For generations, leaders have understood the importance of trust. It has been the bedrock of brand loyalty, employee engagement, and investor confidence. Yet, for most of its history, it has been treated as an intangible concept, a "soft" virtue to be cultivated through values statements and marketing campaigns. In the data-rich environment of 2025, this is no longer sufficient. Trust is now a quantifiable asset, and its measurement is giving rise to a new strategic discipline: Trust Analytics.


Trust Analytics is the systematic measurement and analysis of trust indicators across an organization's entire stakeholder ecosystem. It moves beyond sentiment to create a holistic, data-driven picture of a company's "trust equity." The goal is to manage trust with the same rigor and analytical precision that is applied to financial capital or operational efficiency, transforming it from a hopeful outcome into a key performance indicator.


The practice involves creating a composite Trust Index from several key data streams. For customers, this includes not only Net Promoter Score (NPS) and retention rates, but also metrics like data privacy consent rates and the sentiment of online reviews. A high rate of customers opting out of data sharing, for instance, is a powerful leading indicator of eroding trust, even if sales remain stable in the short term.


For employees, Trust Analytics goes beyond annual engagement surveys. It involves analyzing anonymous feedback through natural language processing, tracking regrettable attrition rates (the loss of top performers), and measuring the "say-do" ratio of leadership—the gap between stated values and observed behaviors.

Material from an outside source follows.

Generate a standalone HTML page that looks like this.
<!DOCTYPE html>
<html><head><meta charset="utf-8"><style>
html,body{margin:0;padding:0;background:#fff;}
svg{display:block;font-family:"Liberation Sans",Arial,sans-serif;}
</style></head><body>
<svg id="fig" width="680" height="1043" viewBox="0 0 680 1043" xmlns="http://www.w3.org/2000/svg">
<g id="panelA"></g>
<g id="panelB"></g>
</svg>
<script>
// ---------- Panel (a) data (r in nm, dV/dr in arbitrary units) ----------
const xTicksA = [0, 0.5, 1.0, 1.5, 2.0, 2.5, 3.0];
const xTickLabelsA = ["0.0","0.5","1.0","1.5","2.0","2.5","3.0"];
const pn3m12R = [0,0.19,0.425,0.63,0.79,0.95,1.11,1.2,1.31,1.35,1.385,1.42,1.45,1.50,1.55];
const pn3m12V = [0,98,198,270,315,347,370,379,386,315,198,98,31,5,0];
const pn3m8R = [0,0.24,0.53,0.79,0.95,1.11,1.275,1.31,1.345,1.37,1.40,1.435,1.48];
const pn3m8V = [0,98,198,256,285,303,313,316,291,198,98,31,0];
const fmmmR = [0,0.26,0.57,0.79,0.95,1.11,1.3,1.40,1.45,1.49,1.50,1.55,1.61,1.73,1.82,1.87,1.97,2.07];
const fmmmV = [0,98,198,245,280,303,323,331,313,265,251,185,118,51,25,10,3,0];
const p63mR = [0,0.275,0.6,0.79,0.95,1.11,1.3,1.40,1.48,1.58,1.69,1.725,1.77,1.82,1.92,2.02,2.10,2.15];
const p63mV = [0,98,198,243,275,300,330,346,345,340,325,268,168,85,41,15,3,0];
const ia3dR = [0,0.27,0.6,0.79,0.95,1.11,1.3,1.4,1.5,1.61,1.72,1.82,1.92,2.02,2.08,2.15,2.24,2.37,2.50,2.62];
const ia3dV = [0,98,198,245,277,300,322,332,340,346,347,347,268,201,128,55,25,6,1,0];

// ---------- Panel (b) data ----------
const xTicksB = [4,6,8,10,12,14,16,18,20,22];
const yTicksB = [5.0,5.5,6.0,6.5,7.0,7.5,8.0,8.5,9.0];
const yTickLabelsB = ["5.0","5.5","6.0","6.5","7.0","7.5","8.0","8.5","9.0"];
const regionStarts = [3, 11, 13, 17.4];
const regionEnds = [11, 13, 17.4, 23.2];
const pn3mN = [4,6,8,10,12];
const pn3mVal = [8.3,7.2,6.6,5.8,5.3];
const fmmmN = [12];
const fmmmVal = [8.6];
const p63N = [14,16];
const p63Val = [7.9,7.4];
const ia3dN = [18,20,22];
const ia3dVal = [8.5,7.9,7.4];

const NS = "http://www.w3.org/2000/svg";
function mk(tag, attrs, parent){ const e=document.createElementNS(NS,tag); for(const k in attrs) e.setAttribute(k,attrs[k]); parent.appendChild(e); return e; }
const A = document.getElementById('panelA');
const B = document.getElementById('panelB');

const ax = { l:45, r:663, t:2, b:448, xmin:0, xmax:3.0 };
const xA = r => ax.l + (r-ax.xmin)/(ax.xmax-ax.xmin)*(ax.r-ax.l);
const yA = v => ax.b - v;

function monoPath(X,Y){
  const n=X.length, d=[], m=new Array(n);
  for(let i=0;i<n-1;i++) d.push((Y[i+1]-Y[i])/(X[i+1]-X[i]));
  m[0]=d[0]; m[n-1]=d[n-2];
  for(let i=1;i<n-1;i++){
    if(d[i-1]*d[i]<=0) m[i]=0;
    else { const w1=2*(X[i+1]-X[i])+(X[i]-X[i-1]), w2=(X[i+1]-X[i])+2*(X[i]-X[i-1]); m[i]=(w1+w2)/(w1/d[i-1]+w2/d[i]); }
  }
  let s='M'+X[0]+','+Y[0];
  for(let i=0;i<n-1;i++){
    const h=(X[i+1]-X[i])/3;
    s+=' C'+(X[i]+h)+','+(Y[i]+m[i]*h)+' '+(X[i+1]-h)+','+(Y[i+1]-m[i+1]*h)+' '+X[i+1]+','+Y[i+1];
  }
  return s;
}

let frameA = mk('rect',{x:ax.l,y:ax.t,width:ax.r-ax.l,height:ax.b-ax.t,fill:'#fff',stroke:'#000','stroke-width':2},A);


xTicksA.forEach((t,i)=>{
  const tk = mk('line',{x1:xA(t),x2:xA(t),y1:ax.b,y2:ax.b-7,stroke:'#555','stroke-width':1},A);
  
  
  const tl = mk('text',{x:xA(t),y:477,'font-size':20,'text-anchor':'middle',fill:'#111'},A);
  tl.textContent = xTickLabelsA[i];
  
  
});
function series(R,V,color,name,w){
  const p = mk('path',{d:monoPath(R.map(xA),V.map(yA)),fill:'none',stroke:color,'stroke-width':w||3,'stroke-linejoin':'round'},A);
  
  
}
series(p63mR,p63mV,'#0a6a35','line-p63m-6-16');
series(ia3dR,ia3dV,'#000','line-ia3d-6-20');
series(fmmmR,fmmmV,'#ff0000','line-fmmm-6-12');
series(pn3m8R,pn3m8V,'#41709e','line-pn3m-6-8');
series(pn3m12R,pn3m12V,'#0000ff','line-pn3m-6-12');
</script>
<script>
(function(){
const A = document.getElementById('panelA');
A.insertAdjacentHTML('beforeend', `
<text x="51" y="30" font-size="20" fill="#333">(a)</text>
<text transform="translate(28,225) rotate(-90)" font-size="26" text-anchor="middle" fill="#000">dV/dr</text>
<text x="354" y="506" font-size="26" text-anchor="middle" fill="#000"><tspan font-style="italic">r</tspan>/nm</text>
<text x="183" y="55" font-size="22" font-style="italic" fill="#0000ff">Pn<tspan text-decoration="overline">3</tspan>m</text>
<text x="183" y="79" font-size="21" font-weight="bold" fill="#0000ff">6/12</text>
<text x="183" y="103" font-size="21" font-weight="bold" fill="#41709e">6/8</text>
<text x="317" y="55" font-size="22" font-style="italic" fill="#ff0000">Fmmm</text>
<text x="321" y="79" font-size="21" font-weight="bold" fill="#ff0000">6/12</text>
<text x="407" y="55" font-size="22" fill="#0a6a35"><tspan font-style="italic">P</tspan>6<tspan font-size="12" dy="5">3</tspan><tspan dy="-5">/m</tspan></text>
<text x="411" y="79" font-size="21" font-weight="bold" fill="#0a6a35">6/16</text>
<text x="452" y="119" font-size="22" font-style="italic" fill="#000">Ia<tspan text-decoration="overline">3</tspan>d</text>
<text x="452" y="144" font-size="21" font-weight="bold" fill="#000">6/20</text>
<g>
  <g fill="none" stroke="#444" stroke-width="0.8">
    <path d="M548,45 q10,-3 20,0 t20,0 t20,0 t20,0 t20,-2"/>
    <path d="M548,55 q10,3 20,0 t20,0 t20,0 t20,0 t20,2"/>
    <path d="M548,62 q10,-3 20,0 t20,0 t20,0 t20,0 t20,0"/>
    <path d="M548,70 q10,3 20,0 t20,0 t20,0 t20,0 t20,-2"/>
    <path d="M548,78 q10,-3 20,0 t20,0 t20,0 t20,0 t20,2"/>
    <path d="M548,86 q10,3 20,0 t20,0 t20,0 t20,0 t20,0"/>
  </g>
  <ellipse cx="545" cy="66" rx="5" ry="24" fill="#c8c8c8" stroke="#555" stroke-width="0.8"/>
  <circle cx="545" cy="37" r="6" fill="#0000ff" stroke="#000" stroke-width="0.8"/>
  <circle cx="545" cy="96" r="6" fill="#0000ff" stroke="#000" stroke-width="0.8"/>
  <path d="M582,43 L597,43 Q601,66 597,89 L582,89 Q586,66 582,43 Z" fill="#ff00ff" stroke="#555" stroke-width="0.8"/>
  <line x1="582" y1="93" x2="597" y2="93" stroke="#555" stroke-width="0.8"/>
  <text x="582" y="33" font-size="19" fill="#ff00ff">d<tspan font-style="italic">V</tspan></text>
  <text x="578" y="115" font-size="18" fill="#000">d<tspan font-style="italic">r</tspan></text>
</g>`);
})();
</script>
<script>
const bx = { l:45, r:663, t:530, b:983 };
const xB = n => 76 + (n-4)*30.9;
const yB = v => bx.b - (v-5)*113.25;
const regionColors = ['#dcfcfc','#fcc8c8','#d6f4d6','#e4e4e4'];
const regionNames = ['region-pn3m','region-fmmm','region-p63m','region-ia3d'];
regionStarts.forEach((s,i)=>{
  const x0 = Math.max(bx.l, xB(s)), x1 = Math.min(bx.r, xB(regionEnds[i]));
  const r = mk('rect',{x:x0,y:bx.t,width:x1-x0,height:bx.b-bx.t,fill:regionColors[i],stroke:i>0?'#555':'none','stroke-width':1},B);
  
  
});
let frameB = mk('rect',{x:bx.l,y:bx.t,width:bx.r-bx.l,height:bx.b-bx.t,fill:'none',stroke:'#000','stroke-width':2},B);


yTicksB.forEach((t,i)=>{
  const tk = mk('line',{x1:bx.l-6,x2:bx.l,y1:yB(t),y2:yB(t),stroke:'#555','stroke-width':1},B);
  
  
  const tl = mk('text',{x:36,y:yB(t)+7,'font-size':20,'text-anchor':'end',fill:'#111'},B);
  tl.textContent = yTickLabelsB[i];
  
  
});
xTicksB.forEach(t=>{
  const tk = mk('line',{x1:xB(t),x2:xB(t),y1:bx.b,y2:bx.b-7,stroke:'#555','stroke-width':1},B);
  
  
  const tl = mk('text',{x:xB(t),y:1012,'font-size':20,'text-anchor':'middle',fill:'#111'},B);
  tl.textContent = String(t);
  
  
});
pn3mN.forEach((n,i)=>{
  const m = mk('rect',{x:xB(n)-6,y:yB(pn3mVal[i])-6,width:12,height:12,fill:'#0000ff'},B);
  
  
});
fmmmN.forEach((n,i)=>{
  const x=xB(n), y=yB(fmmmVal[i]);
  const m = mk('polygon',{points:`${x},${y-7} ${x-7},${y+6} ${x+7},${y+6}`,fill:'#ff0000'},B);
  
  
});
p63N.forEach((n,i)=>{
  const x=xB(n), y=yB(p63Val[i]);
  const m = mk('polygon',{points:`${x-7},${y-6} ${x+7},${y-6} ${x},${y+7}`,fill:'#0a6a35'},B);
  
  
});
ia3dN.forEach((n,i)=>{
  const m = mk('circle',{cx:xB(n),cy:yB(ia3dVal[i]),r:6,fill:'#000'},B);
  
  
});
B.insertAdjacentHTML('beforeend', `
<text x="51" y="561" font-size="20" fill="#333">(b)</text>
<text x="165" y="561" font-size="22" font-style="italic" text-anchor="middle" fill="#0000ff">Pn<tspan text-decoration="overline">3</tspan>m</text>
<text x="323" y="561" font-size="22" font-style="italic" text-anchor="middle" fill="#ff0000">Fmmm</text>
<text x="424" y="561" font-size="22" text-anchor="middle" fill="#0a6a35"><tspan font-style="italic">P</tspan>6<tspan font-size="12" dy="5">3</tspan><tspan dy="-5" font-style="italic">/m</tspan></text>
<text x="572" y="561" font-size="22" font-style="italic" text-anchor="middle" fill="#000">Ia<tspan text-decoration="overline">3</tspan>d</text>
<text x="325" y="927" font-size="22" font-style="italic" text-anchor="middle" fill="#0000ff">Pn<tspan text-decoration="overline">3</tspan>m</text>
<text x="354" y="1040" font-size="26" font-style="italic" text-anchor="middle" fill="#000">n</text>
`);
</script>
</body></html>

For investors, trust can be quantified through ESG ratings, governance scores, the clarity of financial disclosures, and the predictability of earnings forecasts. A company that consistently meets its guidance builds a reservoir of trust that allows it to weather market volatility more effectively than its peers.


The true power of Trust Analytics lies in its predictive capability. By monitoring these metrics in real-time, organizations can identify vulnerabilities before they become crises. A dip in the employee trust index may predict a future rise in safety incidents or product quality issues. A decline in customer data trust can foreshadow future churn.

In the 21st century, the most resilient organizations will be those built on a foundation of quantifiable trust. They will understand that trust is not just a promise to be made, but a strategic asset to be measured, managed, and rigorously protected.